* WHAT THE TASK ASKS
Drop every picture. Then return, exactly, the lines from the beginning of the listing below through the one containing "import * as".
┄┄┄┄┄┄
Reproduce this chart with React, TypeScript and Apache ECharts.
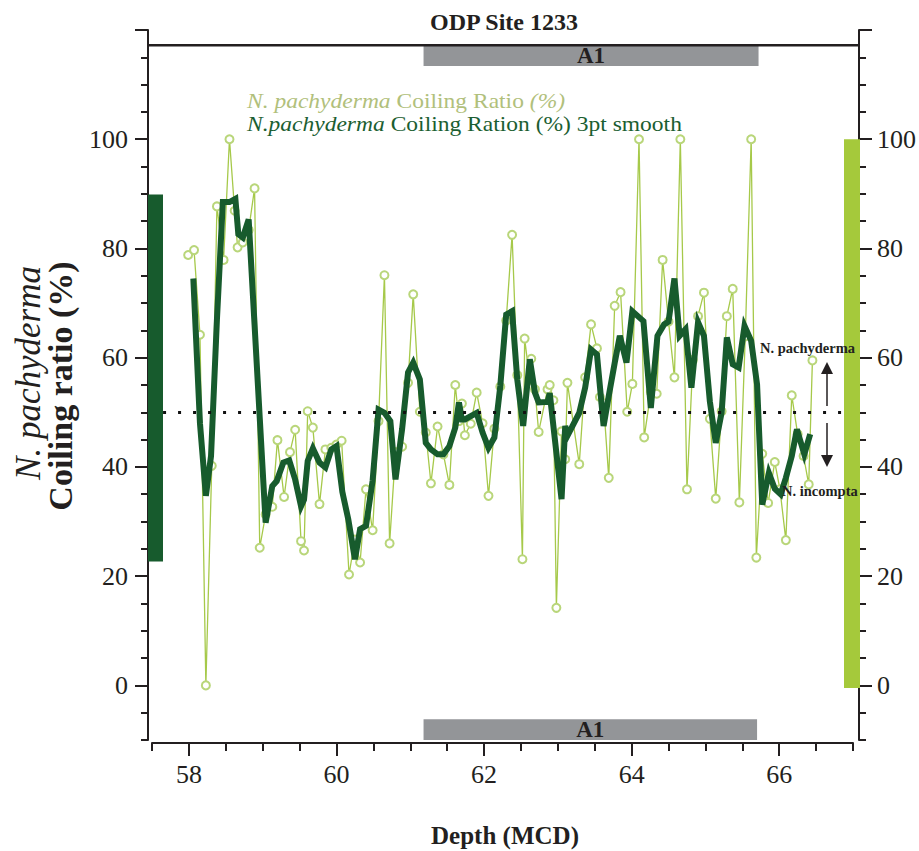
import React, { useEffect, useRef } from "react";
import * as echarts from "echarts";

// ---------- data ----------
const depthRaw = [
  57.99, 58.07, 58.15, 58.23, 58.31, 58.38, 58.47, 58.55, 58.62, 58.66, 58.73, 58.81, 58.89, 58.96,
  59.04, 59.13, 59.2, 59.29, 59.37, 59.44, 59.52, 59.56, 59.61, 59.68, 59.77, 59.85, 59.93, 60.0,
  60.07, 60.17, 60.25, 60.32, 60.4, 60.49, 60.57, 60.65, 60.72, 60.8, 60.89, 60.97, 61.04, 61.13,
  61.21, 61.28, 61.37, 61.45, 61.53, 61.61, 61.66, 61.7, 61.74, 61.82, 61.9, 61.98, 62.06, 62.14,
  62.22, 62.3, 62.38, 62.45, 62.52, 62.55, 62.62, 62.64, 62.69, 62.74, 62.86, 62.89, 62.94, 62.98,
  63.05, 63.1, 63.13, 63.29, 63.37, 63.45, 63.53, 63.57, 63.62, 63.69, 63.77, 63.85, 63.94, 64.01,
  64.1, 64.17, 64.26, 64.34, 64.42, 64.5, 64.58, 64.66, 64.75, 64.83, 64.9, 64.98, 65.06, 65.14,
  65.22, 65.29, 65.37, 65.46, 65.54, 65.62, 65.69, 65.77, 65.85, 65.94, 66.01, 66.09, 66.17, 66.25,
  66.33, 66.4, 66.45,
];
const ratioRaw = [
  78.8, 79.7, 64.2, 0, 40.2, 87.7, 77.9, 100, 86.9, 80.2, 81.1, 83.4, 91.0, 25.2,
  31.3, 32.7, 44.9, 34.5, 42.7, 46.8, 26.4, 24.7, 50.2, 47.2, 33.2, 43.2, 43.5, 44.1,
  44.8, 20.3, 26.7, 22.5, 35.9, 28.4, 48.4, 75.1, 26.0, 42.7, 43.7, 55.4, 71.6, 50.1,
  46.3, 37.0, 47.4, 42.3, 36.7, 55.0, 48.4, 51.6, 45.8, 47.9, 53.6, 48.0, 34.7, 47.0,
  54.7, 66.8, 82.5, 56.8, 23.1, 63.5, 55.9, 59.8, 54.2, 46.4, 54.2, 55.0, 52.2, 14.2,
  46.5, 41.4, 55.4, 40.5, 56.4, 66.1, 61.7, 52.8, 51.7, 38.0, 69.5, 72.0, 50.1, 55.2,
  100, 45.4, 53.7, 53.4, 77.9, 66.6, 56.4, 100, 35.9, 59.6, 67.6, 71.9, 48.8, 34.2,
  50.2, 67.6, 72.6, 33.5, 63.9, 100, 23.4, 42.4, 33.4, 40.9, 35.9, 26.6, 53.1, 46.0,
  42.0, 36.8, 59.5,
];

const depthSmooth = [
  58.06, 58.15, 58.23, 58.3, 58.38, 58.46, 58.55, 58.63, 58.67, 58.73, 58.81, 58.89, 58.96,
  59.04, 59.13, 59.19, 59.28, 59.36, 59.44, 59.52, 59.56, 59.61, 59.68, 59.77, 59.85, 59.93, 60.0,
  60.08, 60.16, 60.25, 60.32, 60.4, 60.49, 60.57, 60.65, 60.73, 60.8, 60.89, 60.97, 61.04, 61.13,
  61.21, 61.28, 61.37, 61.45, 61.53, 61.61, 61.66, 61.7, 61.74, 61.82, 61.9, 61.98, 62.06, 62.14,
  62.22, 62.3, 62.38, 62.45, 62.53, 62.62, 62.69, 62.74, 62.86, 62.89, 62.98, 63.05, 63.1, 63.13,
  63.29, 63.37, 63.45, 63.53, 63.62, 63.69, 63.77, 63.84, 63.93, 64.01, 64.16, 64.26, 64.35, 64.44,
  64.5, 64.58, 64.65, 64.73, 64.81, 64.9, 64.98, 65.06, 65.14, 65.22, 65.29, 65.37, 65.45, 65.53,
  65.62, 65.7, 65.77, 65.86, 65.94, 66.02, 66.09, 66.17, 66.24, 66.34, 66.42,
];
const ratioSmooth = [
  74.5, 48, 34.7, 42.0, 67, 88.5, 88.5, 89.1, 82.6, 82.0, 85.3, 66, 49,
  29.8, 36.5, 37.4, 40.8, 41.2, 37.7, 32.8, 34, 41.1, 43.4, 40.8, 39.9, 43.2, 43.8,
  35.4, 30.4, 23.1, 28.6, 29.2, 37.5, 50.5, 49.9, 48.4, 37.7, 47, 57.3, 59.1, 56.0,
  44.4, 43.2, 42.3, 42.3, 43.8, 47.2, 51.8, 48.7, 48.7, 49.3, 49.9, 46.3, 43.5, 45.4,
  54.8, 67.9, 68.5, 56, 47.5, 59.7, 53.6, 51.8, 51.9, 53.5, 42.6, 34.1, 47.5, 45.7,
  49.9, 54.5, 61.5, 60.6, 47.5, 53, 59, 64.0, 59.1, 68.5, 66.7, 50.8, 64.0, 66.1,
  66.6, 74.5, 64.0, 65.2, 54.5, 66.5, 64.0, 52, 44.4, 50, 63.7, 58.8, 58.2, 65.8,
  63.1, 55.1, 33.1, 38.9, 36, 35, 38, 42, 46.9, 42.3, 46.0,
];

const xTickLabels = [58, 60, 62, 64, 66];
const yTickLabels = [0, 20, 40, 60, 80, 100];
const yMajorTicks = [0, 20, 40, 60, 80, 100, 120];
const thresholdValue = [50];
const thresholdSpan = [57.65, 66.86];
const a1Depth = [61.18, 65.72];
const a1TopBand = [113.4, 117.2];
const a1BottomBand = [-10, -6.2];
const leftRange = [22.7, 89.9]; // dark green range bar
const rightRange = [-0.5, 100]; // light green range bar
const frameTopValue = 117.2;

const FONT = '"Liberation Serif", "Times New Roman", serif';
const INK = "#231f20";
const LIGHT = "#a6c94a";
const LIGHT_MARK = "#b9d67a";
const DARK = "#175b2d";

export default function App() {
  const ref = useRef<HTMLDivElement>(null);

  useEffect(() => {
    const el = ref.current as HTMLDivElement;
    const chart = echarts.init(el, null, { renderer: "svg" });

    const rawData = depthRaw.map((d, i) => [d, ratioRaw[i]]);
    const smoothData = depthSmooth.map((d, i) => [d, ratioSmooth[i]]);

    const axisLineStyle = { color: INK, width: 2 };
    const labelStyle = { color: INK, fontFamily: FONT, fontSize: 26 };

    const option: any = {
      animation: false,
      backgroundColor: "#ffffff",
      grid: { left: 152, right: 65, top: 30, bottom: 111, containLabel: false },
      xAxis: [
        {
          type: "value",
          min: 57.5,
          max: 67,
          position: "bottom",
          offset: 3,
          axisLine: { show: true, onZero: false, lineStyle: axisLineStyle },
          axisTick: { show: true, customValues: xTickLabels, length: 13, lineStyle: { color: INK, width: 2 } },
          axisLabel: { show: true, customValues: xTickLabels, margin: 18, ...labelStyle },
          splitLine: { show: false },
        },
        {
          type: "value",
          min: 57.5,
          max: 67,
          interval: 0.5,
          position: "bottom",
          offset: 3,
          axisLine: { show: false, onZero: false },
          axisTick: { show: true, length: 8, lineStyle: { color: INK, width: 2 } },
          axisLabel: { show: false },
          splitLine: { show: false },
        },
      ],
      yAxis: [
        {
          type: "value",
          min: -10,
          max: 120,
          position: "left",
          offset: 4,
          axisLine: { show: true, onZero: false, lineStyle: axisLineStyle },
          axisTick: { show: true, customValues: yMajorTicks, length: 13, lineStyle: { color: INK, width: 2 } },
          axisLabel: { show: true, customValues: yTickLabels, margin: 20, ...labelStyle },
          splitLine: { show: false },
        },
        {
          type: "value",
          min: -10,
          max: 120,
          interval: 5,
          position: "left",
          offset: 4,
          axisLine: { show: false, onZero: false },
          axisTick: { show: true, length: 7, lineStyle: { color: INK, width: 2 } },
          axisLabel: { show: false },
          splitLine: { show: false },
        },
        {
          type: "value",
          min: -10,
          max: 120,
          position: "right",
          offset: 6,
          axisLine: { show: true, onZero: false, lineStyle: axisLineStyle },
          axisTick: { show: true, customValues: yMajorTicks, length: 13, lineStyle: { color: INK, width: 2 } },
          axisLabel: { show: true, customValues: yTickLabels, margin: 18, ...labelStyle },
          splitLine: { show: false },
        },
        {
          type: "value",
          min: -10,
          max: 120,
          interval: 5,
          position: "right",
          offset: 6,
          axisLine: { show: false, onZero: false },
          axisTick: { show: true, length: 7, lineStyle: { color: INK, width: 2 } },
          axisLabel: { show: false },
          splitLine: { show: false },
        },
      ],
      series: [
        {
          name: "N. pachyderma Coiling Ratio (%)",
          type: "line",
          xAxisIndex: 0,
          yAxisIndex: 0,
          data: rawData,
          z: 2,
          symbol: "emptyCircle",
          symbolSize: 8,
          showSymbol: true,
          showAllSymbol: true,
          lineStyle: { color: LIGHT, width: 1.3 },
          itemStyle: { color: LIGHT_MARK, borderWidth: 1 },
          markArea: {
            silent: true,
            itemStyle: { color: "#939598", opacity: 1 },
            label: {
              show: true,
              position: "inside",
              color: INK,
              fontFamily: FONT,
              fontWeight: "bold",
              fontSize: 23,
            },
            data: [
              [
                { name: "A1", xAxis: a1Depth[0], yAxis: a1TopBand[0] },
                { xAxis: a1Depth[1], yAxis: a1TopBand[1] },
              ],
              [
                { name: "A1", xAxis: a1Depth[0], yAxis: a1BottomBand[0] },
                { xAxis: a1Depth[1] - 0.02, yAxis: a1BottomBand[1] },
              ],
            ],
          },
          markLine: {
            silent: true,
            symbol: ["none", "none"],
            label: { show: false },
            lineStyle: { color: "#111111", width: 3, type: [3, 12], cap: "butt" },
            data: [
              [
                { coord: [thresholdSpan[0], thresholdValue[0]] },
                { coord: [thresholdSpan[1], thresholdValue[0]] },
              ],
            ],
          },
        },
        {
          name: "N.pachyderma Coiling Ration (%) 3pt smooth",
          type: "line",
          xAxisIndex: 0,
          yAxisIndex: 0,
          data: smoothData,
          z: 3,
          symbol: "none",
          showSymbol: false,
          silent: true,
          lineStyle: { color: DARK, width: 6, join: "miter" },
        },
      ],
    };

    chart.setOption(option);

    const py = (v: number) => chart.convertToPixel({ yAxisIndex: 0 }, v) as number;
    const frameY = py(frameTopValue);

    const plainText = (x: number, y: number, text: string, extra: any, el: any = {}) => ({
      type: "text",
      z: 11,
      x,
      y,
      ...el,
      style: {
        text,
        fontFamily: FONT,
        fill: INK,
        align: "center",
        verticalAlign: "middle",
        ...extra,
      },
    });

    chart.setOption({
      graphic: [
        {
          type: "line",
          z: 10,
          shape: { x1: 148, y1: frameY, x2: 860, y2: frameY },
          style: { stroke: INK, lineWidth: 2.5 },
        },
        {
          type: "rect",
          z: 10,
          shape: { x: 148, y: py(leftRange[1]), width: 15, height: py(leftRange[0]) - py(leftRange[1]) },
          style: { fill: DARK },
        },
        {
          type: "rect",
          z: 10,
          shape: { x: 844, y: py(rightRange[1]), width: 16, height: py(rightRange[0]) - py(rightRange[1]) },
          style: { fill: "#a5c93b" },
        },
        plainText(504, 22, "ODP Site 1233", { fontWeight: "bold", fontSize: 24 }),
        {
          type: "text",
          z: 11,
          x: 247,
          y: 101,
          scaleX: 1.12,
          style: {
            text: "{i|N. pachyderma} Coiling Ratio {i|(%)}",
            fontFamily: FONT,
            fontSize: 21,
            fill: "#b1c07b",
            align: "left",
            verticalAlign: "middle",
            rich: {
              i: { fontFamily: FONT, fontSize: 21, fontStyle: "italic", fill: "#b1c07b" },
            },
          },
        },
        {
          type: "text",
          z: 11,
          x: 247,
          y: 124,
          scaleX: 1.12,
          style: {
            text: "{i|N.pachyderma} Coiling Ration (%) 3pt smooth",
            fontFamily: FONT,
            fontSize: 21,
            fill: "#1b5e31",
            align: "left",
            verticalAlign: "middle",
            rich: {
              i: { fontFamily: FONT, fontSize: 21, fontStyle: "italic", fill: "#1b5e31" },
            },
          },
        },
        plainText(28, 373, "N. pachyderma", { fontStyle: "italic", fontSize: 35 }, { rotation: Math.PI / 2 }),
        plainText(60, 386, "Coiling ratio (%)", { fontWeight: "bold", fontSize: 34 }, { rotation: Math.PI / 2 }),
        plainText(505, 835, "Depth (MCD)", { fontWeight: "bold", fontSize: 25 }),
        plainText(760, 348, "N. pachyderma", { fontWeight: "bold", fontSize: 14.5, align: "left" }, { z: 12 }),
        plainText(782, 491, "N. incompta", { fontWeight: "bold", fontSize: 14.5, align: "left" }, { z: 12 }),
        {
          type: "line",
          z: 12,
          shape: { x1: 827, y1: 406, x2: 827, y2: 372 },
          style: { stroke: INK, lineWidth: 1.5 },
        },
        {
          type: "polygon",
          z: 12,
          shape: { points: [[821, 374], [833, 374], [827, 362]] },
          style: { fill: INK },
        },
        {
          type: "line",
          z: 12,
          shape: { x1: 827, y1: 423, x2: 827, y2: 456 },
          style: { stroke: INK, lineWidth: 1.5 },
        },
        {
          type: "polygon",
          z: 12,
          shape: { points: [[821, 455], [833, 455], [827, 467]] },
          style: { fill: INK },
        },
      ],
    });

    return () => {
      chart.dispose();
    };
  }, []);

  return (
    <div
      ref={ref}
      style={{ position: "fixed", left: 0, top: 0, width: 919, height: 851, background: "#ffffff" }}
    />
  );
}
┄┄┄┄┄┄
* WRITTEN RESPONSE
Reproduce this chart with React, TypeScript and Apache ECharts.
import React, { useEffect, useRef } from "react";
import * as echarts from "echarts";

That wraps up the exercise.